Full retirement age, often called FRA, depends on your year of birth. It is not 65 for many current and future retirees. For people born in 1960 or later, FRA is 67. For people born before that, FRA may be between 66 and 67, depending on the exact birth year.
- Born 1954 or earlier: FRA 66
- Born 1955: FRA 66 and 2 months
- Born 1956: FRA 66 and 4 months
- Born 1957: FRA 66 and 6 months
- Born 1958: FRA 66 and 8 months
- Born 1959: FRA 66 and 10 months
- Born 1960 or later: FRA 67
Why this calculator is useful
This calculator gives you an educational estimate of how the formula works. Instead of simply guessing a payment amount, it models the actual framework used by Social Security: average indexed earnings, a 35-year averaging period, bend points, and claiming-age adjustments. That makes it especially useful for comparing scenarios such as working five extra years, retiring at 62 versus 67, or seeing the impact of a stronger earnings history.
Still, it is important to understand what an estimate cannot do perfectly. The official SSA benefit calculation uses your complete earnings record, exact indexing factors by year, statutory rounding rules, and personalized entitlement details. Spousal benefits, survivor benefits, pension offsets, earnings limits before FRA, and taxation of benefits are separate issues that may also affect your retirement picture.
Common misconceptions about Social Security benefit calculations
- “My benefit is based on my last salary.” It is not. It is based on a career-average formula using up to 35 years of indexed earnings.
- “If I stop working, my benefit stops growing.” Not always. Delayed retirement credits can increase benefits after full retirement age even if you stop working.
- “I should claim as soon as possible because the money might disappear.” Claiming early can significantly reduce your monthly amount for life.
- “Only high earners get meaningful benefits.” The formula is progressive and intentionally replaces a larger share of lower earnings.
How to improve your estimated benefit
If you want to increase your future Social Security retirement income, focus on the variables you can actually influence:
- Work at least 35 years in covered employment if possible.
- Replace low-earning or zero years with stronger earnings years.
- Check your Social Security earnings record for errors.
- Delay claiming if your health and financial situation allow it.
- Coordinate claiming decisions with a spouse if you are married.
Even modest changes can matter. A few extra high-earning years may replace zeros or weak years in the 35-year calculation. Delaying from 62 to full retirement age can preserve a much larger monthly benefit, and waiting until 70 can increase lifetime income for people who live well into older age.
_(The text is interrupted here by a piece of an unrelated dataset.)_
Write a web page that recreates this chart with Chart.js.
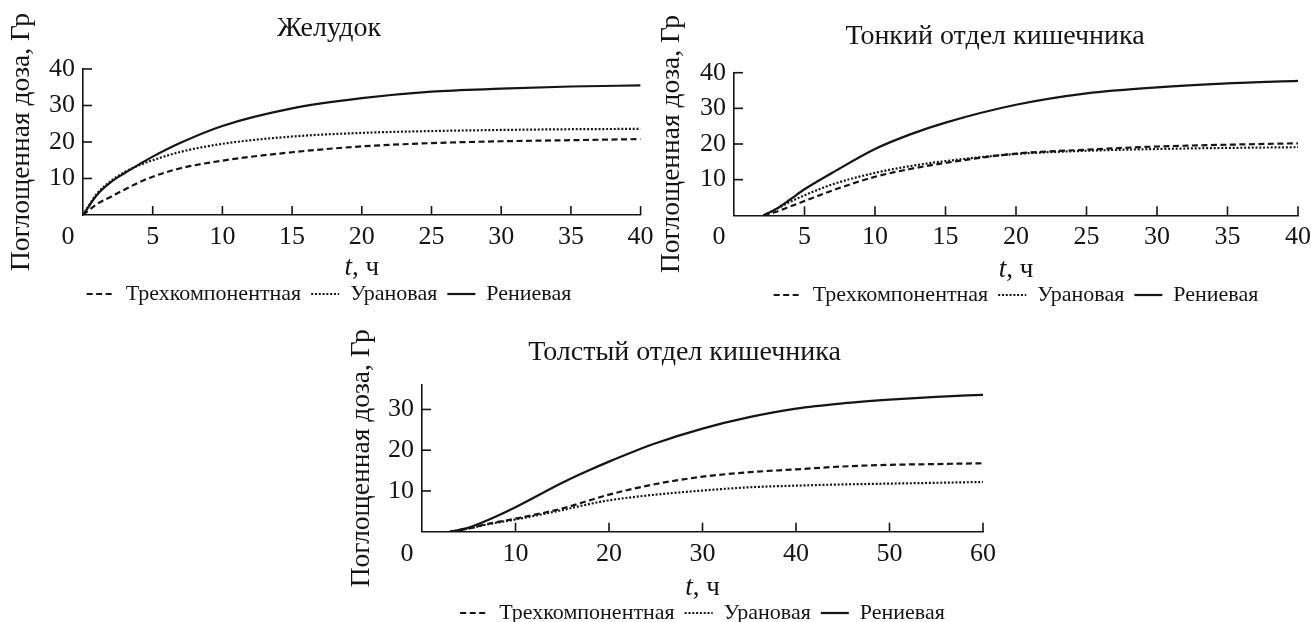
<!DOCTYPE html>
<html>
<head>
<meta charset="utf-8">
<script src="https://cdn.jsdelivr.net/npm/chart.js@4"></script>
<style>
  html, body { margin: 0; padding: 0; background: #fff; overflow: hidden; width: 1311px; height: 622px; }
  canvas { position: absolute; }
</style>
</head>
<body>
<canvas id="c1" width="660" height="320" style="left:0px;top:0px"></canvas>
<canvas id="c2" width="690" height="320" style="left:650px;top:0px"></canvas>
<canvas id="c3" width="700" height="330" style="left:340px;top:310px"></canvas>
<script>
// ---------- data ----------
const seriesNames = ['Трехкомпонентная', 'Урановая', 'Рениевая'];
const yAxisTitle = 'Поглощенная доза, Гр';

// Желудок
const stomachTitle = 'Желудок';
const stomachT   = [0, 1, 2, 3, 4, 5, 7, 10, 15, 20, 25, 30, 35, 40];
const stomachTri = [0, 3.0, 5.0, 7.0, 8.9, 10.5, 12.8, 14.9, 17.2, 18.8, 19.7, 20.2, 20.5, 20.8];
const stomachU   = [0, 5.8, 9.3, 11.8, 13.6, 15.0, 17.3, 19.5, 21.5, 22.5, 23.0, 23.3, 23.5, 23.6];
const stomachRe  = [0, 5.5, 9.0, 11.5, 13.8, 16.0, 19.8, 24.4, 29.2, 32.0, 33.8, 34.6, 35.2, 35.5];
const stomachXTicks = [0, 5, 10, 15, 20, 25, 30, 35, 40];
const stomachYTicks = [10, 20, 30, 40];

// Тонкий отдел кишечника
const smallTitle = 'Тонкий отдел кишечника';
const smallT   = [2.1, 3, 4, 5, 7, 10, 12.5, 15, 20, 25, 30, 35, 40];
const smallTri = [0, 1.0, 2.5, 4.0, 7.0, 10.8, 13.0, 14.7, 17.3, 18.4, 19.3, 19.8, 20.2];
const smallU   = [0, 1.8, 3.8, 5.6, 8.7, 11.9, 13.8, 15.2, 17.2, 18.1, 18.6, 18.9, 19.1];
const smallRe  = [0, 1.8, 4.5, 7.3, 12.0, 18.6, 22.7, 26.0, 31.0, 34.2, 35.9, 37.0, 37.7];
const smallXTicks = [0, 5, 10, 15, 20, 25, 30, 35, 40];
const smallYTicks = [10, 20, 30, 40];

// Толстый отдел кишечника
const largeTitle = 'Толстый отдел кишечника';
const largeT   = [3, 5, 7, 10, 15, 17.5, 20, 25, 30, 35, 40, 45, 50, 55, 60];
const largeTri = [0, 0.8, 1.9, 3.2, 5.7, 7.4, 9.1, 11.7, 13.5, 14.6, 15.3, 16.0, 16.4, 16.6, 16.8];
const largeU   = [0, 0.8, 1.8, 3.0, 5.3, 6.6, 7.7, 9.1, 10.1, 10.9, 11.3, 11.6, 11.8, 12.0, 12.2];
const largeRe  = [0, 1.0, 2.8, 6.0, 12.0, 14.7, 17.2, 21.7, 25.3, 28.1, 30.2, 31.5, 32.4, 33.1, 33.6];
const largeXTicks = [0, 10, 20, 30, 40, 50, 60];
const largeYTicks = [10, 20, 30];

// ---------- styling ----------
const FONT = "'Liberation Serif', 'Times New Roman', serif";
const INK = '#151515';
const TICK_FS = 26;

function pts(t, v) { return t.map((x, i) => ({ x: x, y: v[i] })); }

const decorPlugin = {
  id: 'decor',
  afterDraw(chart, args, opts) {
    const { ctx, chartArea } = chart;
    const xs = chart.scales.x, ys = chart.scales.y;
    ctx.save();
    ctx.strokeStyle = INK;
    ctx.lineWidth = 1.6;
    opts.xTicks.forEach(v => {
      if (v === 0) return;
      const px = xs.getPixelForValue(v);
      ctx.beginPath(); ctx.moveTo(px, chartArea.bottom); ctx.lineTo(px, chartArea.bottom - 9); ctx.stroke();
    });
    opts.yTicks.forEach(v => {
      const py = ys.getPixelForValue(v);
      ctx.beginPath(); ctx.moveTo(chartArea.left, py); ctx.lineTo(chartArea.left + 9, py); ctx.stroke();
    });
    ctx.fillStyle = INK;
    ctx.textBaseline = 'middle';
    ctx.textAlign = 'center';
    ctx.font = TICK_FS + 'px ' + FONT;
    ctx.fillText('0', xs.getPixelForValue(0) - 15, chartArea.bottom + 6.4 + TICK_FS * 0.6);
    // x axis title "t, ч" with italic t
    const cx = (chartArea.left + chartArea.right) / 2;
    const ty = chartArea.bottom + opts.xTitleOffset;
    ctx.textAlign = 'left';
    ctx.font = 'italic 27px ' + FONT;
    const w1 = ctx.measureText('t').width;
    ctx.font = '27px ' + FONT;
    const w2 = ctx.measureText(', ч').width;
    const x0 = cx - (w1 + w2) / 2;
    ctx.font = 'italic 27px ' + FONT;
    ctx.fillText('t', x0, ty);
    ctx.font = '27px ' + FONT;
    ctx.fillText(', ч', x0 + w1, ty);
    ctx.restore();
  }
};

function legendLabels(chart) {
  const items = Chart.defaults.plugins.legend.labels.generateLabels(chart);
  items.forEach(it => {
    const d = chart.data.datasets[it.datasetIndex];
    it.lineDash = d.borderDash;
    it.lineWidth = d.borderWidth;
    it.strokeStyle = d.borderColor;
    it.fillStyle = 'rgba(0,0,0,0)';
    it.pointStyle = 'line';
  });
  return items;
}

function makeChart(id, p) {
  const ds = [
    { label: seriesNames[0], data: pts(p.t, p.tri), borderDash: [6, 3.5] },
    { label: seriesNames[1], data: pts(p.t, p.u), borderDash: [2, 1.8] },
    { label: seriesNames[2], data: pts(p.t, p.re), borderDash: [] }
  ].map(d => Object.assign(d, {
    borderColor: INK, backgroundColor: 'rgba(0,0,0,0)', borderWidth: 2.2,
    pointRadius: 0, cubicInterpolationMode: 'monotone', fill: false
  }));
  return new Chart(document.getElementById(id), {
    type: 'line',
    data: { datasets: ds },
    plugins: [decorPlugin],
    options: {
      responsive: false, animation: false, devicePixelRatio: 1,
      layout: { padding: { left: p.padLeft, right: p.padRight, top: 0, bottom: p.padBottom } },
      plugins: {
        tooltip: { enabled: false },
        title: {
          display: true, text: p.title, color: INK,
          font: { family: FONT, size: 28, weight: 'normal' },
          padding: { top: p.titleTop, bottom: p.titleBottom }
        },
        legend: {
          display: true, position: 'bottom', fullSize: p.legendFull,
          labels: {
            color: INK, font: { family: FONT, size: 22 },
            usePointStyle: true, pointStyle: 'line', pointStyleWidth: 28,
            padding: 10, generateLabels: legendLabels
          }
        },
        decor: { xTicks: p.xTicks, yTicks: p.yTicks, xTitleOffset: p.xTitleOffset }
      },
      scales: {
        x: {
          type: 'linear', min: p.xTicks[0], max: p.xTicks[p.xTicks.length - 1],
          afterBuildTicks: (s) => { s.ticks = p.xTicks.map(v => ({ value: v })); },
          afterFit: (s) => { s.height = p.xHeight; },
          grid: { display: false, drawTicks: false },
          border: { display: true, color: INK, width: 1.6 },
          ticks: {
            color: INK, font: { family: FONT, size: TICK_FS }, padding: 6.4, maxRotation: 0,
            callback: (v) => v === 0 ? '' : String(v)
          },
          title: { display: false }
        },
        y: {
          type: 'linear', min: 0, max: p.yMax,
          afterBuildTicks: (s) => { s.ticks = [0].concat(p.yTicks).map(v => ({ value: v })); },
          afterFit: (s) => { s.width = p.yWidth; },
          grid: { display: false, drawTicks: false },
          border: { display: true, color: INK, width: 1.6 },
          ticks: {
            color: INK, font: { family: FONT, size: TICK_FS }, padding: 8,
            callback: (v) => v === 0 ? '' : String(v)
          },
          title: {
            display: true, text: yAxisTitle, color: INK,
            font: { family: FONT, size: 27.5 }, padding: p.yTitlePad
          }
        }
      }
    }
  });
}

makeChart('c1', {
  title: stomachTitle, t: stomachT, tri: stomachTri, u: stomachU, re: stomachRe,
  xTicks: stomachXTicks, yTicks: stomachYTicks, yMax: 40,
  padLeft: 15, padRight: 17, padBottom: 5, titleTop: 12.2, titleBottom: 23.2,
  xHeight: 58, yWidth: 68, yTitlePad: -9.5, legendFull: true, xTitleOffset: 53
});
makeChart('c2', {
  title: smallTitle, t: smallT, tri: smallTri, u: smallU, re: smallRe,
  xTicks: smallXTicks, yTicks: smallYTicks, yMax: 40,
  padLeft: 42, padRight: 42, padBottom: 4, titleTop: 19.9, titleBottom: 19.2,
  xHeight: 58.7, yWidth: 42, yTitlePad: -36.5, legendFull: false, xTitleOffset: 55
});
makeChart('c3', {
  title: largeTitle, t: largeT, tri: largeTri, u: largeU, re: largeRe,
  xTicks: largeXTicks, yTicks: largeYTicks, yMax: 36,
  padLeft: 46, padRight: 57, padBottom: 6, titleTop: 25.7, titleBottom: 15.7,
  xHeight: 60.3, yWidth: 36, yTitlePad: -40.8, legendFull: false, xTitleOffset: 56
});
</script>
</body>
</html>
Official sources for deeper research
If you want the most authoritative explanation of the formula and current bend points, review the official government and academic resources below:
- Social Security Administration: PIA formula bend points
- Social Security Administration: Early or delayed retirement effects
- Boston College Center for Retirement Research
Final takeaway
Social Security benefits are calculated through a disciplined process, not a rough estimate. The Social Security Administration starts with your covered earnings record, adjusts many years for wage growth, takes your highest 35 years, converts them into Average Indexed Monthly Earnings, applies bend points to produce your Primary Insurance Amount, and then adjusts that amount depending on your claiming age. Once you understand those pieces, your retirement decisions become much clearer.
The biggest practical lessons are straightforward: earnings history matters, zero years can hurt, additional work can help, and timing your claim can permanently change your monthly benefit. Use the calculator above to test different scenarios, then compare your estimate with your official Social Security statement for a more complete retirement income plan.